Work required: Copy every line that contains the string "this" from the entries below.

======

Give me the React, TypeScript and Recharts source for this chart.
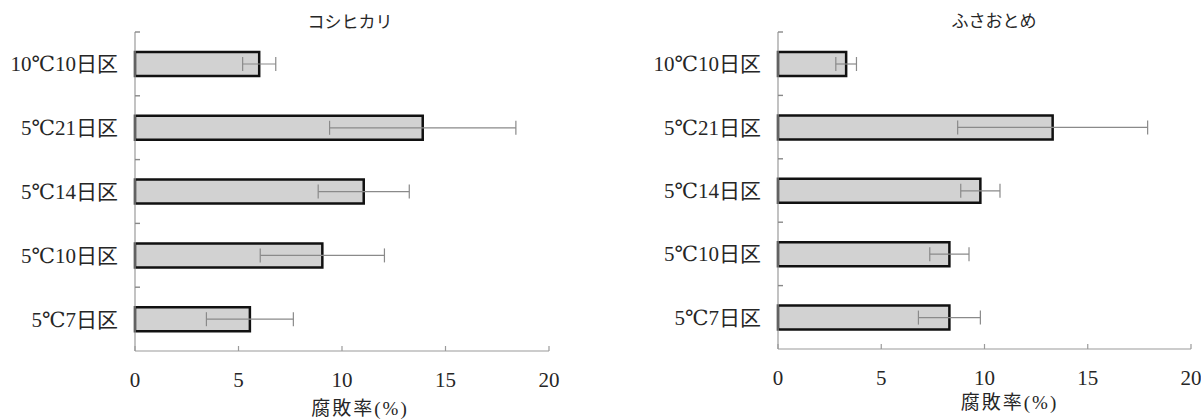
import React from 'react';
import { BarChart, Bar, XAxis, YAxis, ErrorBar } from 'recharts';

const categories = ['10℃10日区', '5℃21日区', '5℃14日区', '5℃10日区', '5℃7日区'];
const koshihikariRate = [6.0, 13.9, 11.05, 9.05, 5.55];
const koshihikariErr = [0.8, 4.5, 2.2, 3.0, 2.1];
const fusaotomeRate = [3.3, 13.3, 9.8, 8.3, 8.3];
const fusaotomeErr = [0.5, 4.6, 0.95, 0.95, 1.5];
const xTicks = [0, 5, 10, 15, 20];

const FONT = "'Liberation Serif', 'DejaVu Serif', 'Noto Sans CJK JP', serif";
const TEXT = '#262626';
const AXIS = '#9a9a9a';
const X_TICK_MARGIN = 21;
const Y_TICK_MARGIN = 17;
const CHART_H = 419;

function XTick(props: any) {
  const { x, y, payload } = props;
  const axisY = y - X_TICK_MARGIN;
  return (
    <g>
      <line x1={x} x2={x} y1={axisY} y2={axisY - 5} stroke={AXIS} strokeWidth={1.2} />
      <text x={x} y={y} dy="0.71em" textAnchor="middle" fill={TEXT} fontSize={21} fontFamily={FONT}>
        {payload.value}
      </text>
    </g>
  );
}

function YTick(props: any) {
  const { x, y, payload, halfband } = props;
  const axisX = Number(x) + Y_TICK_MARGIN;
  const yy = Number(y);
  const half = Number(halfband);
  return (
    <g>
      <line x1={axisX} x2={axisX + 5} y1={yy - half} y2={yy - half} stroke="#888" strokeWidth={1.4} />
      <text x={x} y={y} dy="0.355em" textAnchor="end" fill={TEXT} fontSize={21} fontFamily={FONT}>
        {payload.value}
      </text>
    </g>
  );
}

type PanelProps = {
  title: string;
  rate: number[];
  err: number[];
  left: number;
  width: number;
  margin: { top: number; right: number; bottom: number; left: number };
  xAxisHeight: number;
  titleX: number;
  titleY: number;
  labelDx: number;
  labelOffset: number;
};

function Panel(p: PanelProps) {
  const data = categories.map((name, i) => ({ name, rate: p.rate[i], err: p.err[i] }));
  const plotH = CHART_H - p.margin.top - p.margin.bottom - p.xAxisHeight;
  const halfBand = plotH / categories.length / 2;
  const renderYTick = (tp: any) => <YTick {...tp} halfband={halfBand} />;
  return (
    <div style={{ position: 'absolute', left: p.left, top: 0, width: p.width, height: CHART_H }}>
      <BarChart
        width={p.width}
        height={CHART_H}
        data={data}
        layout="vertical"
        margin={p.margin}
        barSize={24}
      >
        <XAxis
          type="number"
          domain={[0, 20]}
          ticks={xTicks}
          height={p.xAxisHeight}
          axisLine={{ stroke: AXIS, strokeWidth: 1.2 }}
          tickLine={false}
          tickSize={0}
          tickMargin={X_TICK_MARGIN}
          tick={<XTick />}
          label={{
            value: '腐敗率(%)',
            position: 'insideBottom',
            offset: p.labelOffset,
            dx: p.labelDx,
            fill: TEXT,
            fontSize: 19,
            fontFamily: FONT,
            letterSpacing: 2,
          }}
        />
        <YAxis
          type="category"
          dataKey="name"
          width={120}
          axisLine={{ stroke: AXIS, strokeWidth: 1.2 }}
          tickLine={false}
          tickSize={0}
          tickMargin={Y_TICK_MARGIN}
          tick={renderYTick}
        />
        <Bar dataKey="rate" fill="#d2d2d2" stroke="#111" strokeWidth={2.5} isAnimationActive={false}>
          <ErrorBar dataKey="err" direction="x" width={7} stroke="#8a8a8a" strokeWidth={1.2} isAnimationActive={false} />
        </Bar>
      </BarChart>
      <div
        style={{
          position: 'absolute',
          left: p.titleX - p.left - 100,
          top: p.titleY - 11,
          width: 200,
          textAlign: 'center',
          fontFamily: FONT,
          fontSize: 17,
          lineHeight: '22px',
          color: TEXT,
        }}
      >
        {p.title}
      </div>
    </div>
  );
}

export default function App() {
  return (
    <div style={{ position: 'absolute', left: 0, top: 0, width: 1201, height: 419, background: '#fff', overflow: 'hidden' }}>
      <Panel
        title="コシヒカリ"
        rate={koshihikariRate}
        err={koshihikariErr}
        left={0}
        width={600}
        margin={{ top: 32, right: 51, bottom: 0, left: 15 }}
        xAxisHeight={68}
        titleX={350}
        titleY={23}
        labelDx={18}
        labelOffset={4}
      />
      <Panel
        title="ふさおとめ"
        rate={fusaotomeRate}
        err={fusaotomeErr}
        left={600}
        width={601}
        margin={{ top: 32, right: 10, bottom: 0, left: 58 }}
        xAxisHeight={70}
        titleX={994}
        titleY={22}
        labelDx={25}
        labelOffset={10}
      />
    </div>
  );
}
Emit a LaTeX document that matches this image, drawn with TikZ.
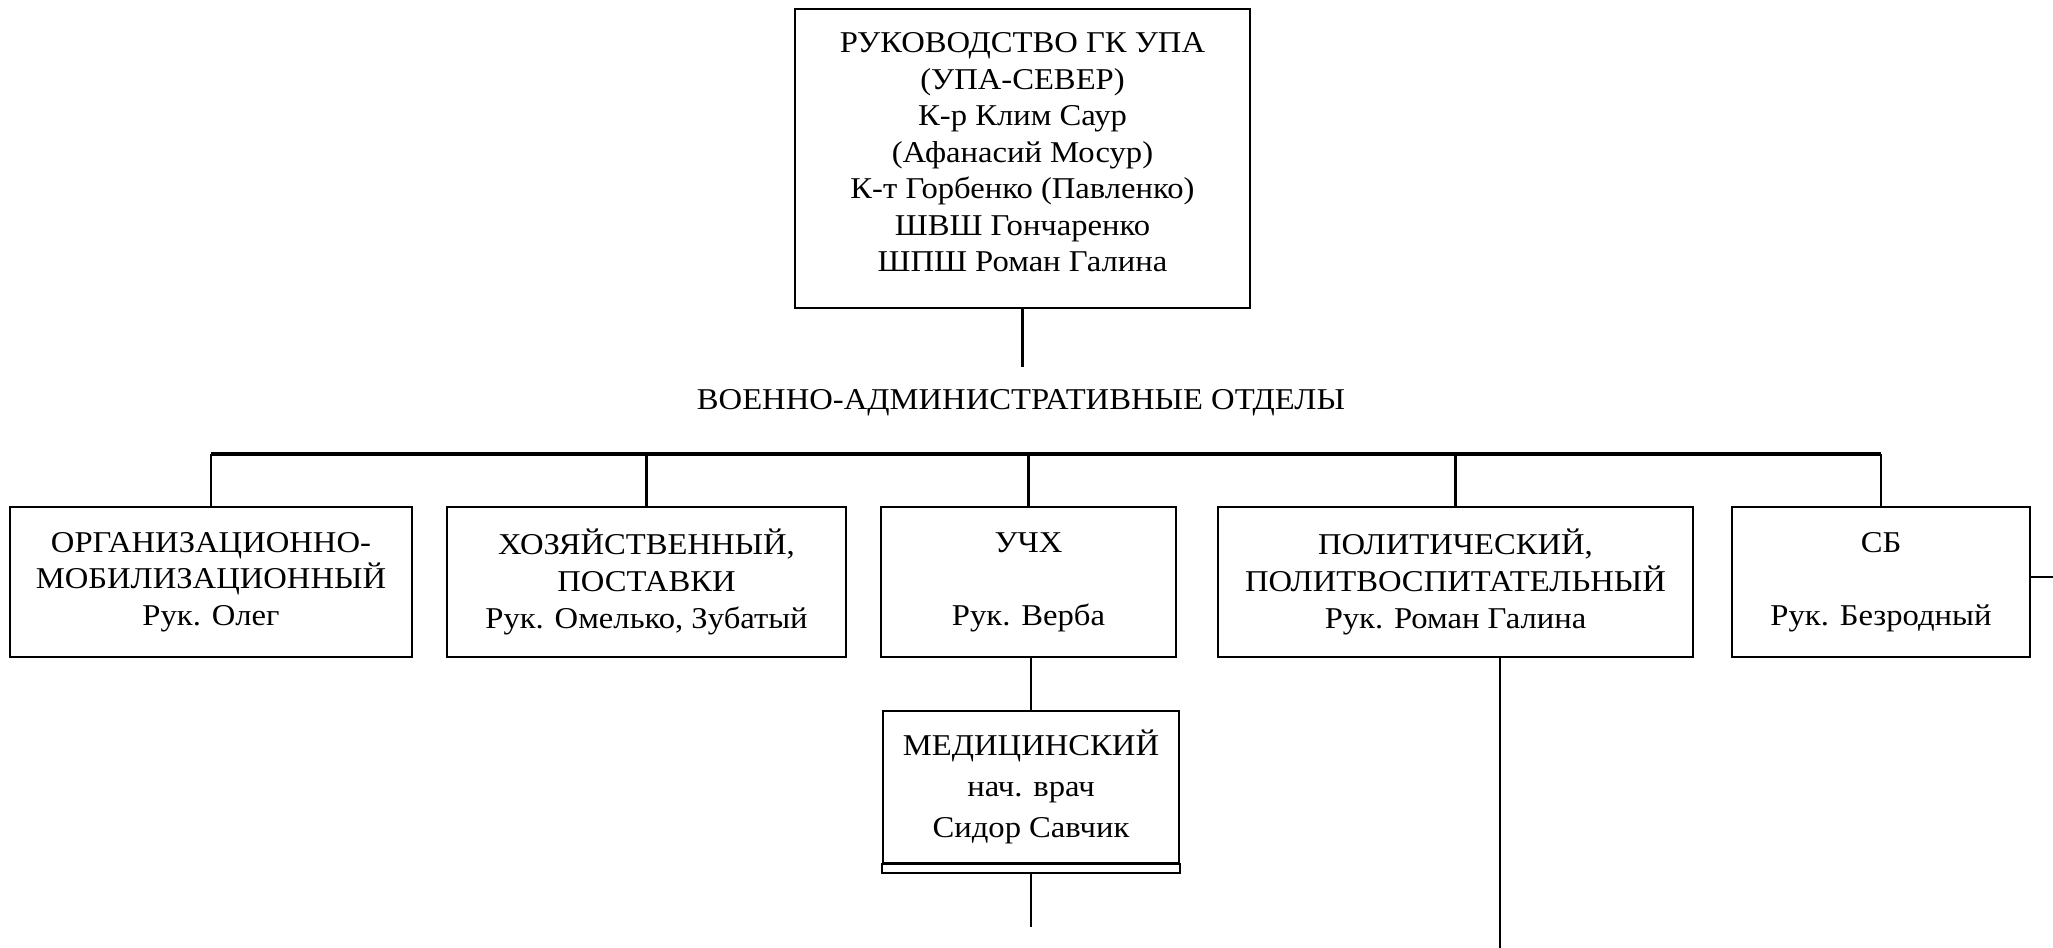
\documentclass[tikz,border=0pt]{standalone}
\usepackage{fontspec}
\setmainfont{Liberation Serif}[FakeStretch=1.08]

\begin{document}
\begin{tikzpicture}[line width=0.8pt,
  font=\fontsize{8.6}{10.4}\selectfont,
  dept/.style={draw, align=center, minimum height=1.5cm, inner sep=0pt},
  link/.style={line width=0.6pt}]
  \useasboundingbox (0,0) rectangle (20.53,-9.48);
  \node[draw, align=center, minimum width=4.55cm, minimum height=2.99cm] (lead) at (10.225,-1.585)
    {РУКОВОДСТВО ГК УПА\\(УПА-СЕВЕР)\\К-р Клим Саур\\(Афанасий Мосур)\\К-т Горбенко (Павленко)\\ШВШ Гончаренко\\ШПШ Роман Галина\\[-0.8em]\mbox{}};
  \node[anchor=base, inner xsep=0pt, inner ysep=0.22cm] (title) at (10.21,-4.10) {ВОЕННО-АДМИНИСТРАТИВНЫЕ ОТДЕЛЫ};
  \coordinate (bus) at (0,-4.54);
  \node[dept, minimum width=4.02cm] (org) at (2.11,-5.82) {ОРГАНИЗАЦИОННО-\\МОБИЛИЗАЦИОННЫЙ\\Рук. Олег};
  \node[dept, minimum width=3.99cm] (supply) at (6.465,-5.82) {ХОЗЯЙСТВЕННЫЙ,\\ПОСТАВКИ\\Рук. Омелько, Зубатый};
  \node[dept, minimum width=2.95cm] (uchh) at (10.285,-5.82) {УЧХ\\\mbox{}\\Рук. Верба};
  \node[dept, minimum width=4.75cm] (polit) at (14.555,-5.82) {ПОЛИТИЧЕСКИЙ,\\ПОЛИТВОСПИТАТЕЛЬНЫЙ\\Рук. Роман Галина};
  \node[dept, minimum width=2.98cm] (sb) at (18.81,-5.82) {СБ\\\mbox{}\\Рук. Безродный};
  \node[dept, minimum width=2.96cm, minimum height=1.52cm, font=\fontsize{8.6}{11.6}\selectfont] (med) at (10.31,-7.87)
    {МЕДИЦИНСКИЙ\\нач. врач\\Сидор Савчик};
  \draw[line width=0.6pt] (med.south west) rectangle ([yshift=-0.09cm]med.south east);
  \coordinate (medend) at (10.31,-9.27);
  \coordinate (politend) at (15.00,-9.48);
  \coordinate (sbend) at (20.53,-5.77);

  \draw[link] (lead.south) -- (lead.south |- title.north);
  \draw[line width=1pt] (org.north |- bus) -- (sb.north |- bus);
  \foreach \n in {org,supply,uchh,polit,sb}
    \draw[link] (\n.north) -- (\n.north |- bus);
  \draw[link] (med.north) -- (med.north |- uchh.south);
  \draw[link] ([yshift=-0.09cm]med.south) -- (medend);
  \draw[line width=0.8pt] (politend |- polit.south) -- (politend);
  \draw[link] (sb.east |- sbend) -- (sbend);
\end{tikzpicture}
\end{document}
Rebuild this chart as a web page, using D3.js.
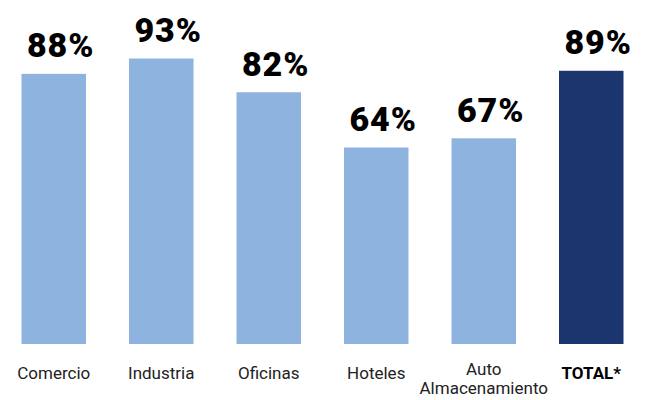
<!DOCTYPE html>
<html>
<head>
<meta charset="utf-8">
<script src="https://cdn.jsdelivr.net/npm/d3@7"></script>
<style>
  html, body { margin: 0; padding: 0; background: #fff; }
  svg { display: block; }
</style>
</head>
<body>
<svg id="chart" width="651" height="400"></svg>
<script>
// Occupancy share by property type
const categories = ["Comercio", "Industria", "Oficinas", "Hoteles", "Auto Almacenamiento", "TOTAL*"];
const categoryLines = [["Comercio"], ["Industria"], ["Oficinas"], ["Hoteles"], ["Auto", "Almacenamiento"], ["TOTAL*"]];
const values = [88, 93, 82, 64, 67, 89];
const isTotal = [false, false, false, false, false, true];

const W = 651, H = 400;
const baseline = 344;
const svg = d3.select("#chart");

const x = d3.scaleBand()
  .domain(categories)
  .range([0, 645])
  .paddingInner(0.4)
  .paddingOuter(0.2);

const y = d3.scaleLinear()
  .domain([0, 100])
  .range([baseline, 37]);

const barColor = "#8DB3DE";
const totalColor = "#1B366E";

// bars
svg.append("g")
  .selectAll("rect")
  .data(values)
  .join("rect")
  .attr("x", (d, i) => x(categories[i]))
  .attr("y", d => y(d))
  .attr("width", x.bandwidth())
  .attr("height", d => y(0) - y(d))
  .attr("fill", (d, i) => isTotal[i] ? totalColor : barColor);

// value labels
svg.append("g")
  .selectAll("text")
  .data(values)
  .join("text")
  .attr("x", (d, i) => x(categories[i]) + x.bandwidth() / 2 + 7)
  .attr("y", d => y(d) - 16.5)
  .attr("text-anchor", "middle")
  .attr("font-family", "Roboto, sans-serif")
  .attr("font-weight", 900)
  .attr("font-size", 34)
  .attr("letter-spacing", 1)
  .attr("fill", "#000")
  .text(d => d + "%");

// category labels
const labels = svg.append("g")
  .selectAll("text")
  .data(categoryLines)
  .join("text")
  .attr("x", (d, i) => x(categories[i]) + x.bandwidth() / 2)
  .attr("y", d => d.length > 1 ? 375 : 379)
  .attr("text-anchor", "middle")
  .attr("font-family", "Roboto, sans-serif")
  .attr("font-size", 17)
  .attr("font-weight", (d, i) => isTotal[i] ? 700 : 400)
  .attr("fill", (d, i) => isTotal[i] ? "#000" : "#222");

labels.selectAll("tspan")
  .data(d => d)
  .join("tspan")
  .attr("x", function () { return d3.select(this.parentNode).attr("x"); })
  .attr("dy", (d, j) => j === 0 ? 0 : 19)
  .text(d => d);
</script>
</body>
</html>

======

Correct answer:
Give me the React, TypeScript and Recharts source for this chart.
Emit a LaTeX document that matches this image, drawn with TikZ.
Rebuild this chart as a web page, using D3.js.
  .attr("x", function () { return d3.select(this.parentNode).attr("x"); })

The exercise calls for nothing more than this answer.